%%
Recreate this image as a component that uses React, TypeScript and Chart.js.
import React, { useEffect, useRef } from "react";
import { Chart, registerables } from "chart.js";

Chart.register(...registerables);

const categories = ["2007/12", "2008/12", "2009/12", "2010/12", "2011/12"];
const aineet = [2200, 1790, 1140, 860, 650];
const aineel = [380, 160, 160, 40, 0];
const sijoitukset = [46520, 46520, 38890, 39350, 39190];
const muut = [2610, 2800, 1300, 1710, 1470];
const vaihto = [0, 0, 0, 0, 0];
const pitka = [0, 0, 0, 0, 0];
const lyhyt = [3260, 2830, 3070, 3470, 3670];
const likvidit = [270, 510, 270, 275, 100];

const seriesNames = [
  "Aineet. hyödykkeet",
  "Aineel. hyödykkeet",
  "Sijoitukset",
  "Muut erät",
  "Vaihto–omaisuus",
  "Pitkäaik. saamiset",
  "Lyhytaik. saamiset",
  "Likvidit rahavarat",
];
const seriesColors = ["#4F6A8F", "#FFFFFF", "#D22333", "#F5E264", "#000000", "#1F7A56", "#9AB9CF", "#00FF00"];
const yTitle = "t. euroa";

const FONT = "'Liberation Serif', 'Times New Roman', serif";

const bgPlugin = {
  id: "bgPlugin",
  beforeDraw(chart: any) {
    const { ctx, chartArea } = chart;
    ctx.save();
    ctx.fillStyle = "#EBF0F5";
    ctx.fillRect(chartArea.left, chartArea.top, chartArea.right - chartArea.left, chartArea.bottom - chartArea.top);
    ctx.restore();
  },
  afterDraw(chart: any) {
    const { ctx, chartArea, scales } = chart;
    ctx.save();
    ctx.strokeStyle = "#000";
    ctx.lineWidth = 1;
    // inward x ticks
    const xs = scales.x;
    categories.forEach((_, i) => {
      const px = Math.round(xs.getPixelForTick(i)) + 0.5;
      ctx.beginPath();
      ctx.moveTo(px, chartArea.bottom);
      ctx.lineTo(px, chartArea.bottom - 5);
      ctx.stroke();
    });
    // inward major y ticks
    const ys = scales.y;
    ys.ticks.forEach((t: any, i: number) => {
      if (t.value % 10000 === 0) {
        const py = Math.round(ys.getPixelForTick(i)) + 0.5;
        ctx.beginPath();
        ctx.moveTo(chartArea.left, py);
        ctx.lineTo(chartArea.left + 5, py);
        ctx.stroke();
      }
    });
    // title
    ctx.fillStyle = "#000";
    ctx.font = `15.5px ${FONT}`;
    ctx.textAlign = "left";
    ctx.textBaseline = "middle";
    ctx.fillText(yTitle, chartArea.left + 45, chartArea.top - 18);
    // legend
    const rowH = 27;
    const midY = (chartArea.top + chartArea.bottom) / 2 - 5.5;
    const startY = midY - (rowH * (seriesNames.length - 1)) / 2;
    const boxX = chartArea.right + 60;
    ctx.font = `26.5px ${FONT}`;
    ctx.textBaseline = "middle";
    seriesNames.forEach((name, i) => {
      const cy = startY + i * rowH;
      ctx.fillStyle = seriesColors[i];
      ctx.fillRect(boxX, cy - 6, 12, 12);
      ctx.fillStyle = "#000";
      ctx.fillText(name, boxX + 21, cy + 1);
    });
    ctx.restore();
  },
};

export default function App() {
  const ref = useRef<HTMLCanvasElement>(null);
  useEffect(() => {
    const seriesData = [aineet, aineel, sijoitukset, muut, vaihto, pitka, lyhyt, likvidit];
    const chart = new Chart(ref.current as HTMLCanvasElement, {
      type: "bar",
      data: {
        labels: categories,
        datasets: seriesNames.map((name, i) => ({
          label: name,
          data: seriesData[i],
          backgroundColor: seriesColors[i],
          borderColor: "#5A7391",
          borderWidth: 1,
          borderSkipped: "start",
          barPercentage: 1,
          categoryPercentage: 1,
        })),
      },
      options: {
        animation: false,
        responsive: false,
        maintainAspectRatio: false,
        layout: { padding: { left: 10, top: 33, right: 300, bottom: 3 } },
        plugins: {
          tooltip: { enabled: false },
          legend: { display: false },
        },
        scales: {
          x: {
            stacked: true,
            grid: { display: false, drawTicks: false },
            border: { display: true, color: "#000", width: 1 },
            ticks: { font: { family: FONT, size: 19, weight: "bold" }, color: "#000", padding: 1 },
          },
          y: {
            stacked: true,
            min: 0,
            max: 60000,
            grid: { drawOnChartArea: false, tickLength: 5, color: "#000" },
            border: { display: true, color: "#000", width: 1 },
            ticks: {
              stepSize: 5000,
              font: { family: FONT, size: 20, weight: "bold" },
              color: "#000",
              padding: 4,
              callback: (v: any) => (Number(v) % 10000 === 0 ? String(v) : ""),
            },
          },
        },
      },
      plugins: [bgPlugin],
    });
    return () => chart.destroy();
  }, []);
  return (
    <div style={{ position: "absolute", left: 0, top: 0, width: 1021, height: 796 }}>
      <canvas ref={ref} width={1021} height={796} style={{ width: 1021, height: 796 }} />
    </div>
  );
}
%%
PROBLEM STATEMENT
The required output is the exact run of lines from the beginning of the listing above to the line that contains "Chart.register(...registerables);", inclusive of both.

EXERCISE OUTPUT
Recreate this image as a component that uses React, TypeScript and Chart.js.
import React, { useEffect, useRef } from "react";
import { Chart, registerables } from "chart.js";

Chart.register(...registerables);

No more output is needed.